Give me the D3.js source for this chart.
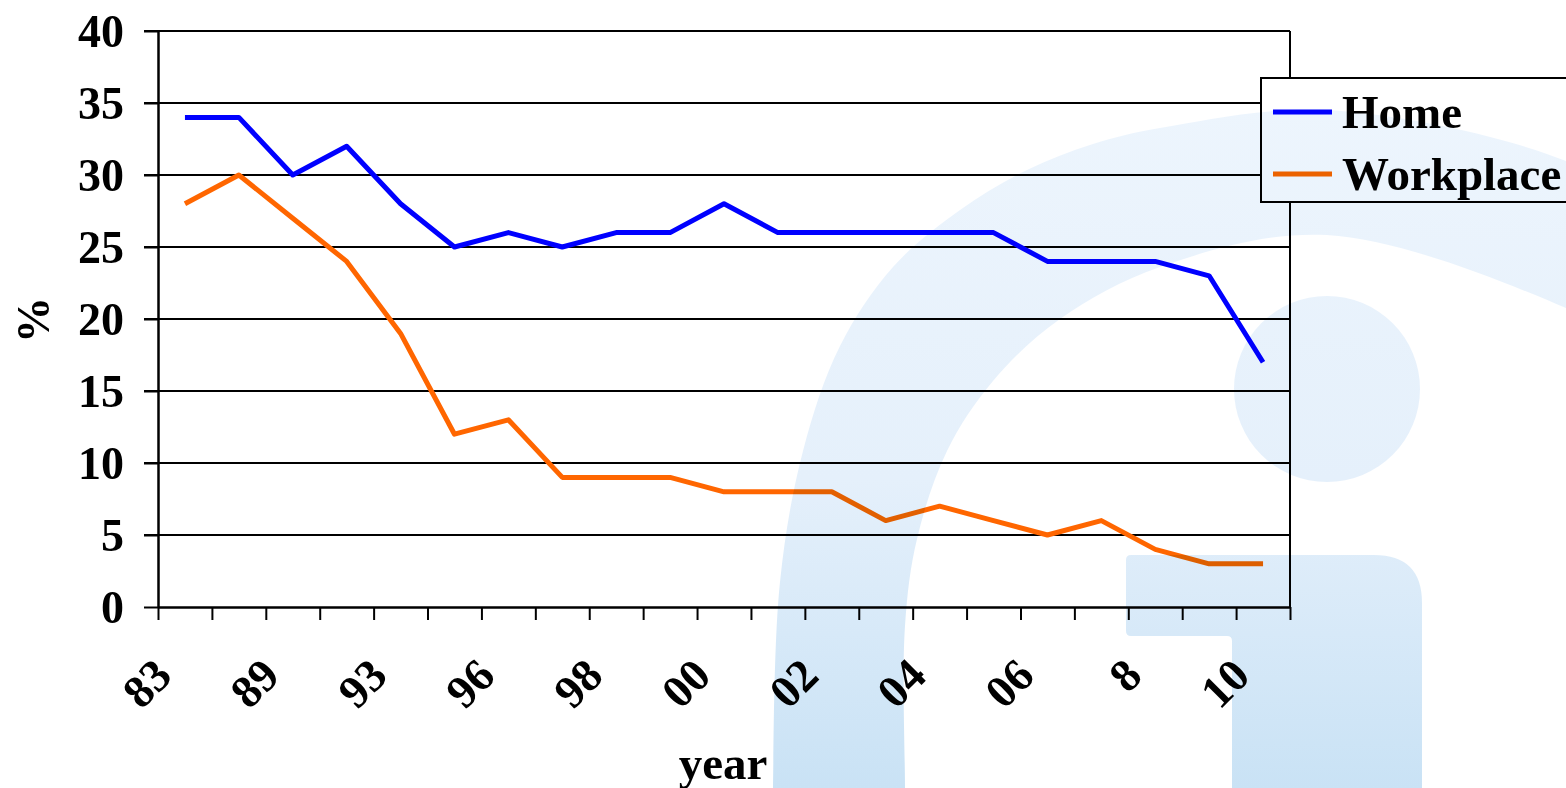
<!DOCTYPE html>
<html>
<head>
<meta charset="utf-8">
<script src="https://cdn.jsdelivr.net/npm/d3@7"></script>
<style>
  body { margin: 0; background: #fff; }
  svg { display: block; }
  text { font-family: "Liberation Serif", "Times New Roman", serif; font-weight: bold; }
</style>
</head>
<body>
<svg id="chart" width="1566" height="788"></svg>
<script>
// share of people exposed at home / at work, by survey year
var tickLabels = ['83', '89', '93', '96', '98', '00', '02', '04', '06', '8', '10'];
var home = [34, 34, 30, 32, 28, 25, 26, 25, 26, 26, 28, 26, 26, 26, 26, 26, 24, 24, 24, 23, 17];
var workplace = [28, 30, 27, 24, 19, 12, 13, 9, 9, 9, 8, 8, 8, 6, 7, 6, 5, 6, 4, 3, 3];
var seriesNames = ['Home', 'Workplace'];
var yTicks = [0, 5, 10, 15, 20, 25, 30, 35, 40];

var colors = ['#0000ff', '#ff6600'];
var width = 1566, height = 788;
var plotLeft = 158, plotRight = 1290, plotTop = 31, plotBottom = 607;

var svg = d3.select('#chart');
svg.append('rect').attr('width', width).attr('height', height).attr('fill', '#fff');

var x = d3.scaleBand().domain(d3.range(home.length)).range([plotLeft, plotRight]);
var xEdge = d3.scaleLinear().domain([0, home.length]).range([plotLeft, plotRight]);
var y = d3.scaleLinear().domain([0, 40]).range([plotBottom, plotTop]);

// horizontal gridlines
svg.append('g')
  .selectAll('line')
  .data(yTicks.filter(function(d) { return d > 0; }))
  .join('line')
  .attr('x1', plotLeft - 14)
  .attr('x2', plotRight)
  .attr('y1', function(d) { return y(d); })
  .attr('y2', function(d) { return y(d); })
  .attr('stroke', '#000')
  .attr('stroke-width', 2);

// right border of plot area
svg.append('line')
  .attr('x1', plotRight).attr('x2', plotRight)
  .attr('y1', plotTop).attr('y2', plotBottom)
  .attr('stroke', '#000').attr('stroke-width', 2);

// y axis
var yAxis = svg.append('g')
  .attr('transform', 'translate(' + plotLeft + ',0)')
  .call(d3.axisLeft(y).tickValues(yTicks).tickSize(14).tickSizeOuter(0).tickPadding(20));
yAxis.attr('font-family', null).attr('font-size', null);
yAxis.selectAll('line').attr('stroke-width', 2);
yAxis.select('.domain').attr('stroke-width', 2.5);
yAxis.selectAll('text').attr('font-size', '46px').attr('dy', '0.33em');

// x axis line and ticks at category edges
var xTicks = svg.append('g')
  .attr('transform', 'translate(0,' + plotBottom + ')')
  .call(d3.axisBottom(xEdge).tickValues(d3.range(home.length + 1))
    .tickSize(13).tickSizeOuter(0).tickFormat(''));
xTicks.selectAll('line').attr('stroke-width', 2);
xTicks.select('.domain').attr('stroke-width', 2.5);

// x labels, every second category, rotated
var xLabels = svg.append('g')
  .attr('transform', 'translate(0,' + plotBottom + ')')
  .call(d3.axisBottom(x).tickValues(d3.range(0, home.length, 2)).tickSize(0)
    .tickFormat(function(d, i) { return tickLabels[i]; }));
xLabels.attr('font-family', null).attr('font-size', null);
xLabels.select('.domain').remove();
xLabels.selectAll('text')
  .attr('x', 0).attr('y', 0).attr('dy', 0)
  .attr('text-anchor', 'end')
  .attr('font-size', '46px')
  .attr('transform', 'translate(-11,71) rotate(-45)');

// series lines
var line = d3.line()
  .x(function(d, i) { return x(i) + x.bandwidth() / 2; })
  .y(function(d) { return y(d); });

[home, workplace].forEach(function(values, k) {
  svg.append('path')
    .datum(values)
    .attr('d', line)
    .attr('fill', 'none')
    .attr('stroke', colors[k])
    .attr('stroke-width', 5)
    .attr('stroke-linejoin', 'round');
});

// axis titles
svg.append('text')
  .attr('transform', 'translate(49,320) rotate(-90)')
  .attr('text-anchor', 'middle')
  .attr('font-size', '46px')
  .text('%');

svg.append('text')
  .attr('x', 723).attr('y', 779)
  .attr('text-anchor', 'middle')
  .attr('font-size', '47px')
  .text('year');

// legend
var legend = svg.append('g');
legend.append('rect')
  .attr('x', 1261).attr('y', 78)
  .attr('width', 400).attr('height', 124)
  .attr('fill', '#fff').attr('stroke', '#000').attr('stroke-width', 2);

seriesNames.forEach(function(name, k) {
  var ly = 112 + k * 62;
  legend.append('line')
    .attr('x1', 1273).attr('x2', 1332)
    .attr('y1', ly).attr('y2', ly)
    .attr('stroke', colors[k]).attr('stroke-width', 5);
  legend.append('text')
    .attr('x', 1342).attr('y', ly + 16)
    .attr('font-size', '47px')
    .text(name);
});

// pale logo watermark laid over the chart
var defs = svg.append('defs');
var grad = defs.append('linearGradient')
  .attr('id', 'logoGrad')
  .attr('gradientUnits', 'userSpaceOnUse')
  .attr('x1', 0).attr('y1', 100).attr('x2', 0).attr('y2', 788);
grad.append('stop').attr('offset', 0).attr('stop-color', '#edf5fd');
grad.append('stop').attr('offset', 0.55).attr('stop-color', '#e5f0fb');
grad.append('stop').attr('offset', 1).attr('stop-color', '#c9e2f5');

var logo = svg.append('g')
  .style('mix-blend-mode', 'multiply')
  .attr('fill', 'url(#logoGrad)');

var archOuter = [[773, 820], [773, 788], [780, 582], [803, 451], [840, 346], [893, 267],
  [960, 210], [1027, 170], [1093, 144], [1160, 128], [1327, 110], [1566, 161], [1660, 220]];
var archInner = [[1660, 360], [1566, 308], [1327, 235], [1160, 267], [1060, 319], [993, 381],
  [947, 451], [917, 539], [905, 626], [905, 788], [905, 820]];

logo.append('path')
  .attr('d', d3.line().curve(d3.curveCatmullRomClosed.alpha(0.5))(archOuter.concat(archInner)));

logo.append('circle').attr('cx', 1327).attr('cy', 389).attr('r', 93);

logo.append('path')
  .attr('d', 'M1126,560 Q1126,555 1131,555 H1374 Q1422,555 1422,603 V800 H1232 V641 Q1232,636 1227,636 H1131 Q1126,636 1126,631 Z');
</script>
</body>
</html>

Exercise: From the opening line of the listing above through the line bearing "d3.scaleLinear().domain([0, 40]).range([plotBottom, plotTop]);", repeat each line exactly. Drop every picture.

Result of this task:
Give me the D3.js source for this chart.
<!DOCTYPE html>
<html>
<head>
<meta charset="utf-8">
<script src="https://cdn.jsdelivr.net/npm/d3@7"></script>
<style>
  body { margin: 0; background: #fff; }
  svg { display: block; }
  text { font-family: "Liberation Serif", "Times New Roman", serif; font-weight: bold; }
</style>
</head>
<body>
<svg id="chart" width="1566" height="788"></svg>
<script>
// share of people exposed at home / at work, by survey year
var tickLabels = ['83', '89', '93', '96', '98', '00', '02', '04', '06', '8', '10'];
var home = [34, 34, 30, 32, 28, 25, 26, 25, 26, 26, 28, 26, 26, 26, 26, 26, 24, 24, 24, 23, 17];
var workplace = [28, 30, 27, 24, 19, 12, 13, 9, 9, 9, 8, 8, 8, 6, 7, 6, 5, 6, 4, 3, 3];
var seriesNames = ['Home', 'Workplace'];
var yTicks = [0, 5, 10, 15, 20, 25, 30, 35, 40];

var colors = ['#0000ff', '#ff6600'];
var width = 1566, height = 788;
var plotLeft = 158, plotRight = 1290, plotTop = 31, plotBottom = 607;

var svg = d3.select('#chart');
svg.append('rect').attr('width', width).attr('height', height).attr('fill', '#fff');

var x = d3.scaleBand().domain(d3.range(home.length)).range([plotLeft, plotRight]);
var xEdge = d3.scaleLinear().domain([0, home.length]).range([plotLeft, plotRight]);
var y = d3.scaleLinear().domain([0, 40]).range([plotBottom, plotTop]);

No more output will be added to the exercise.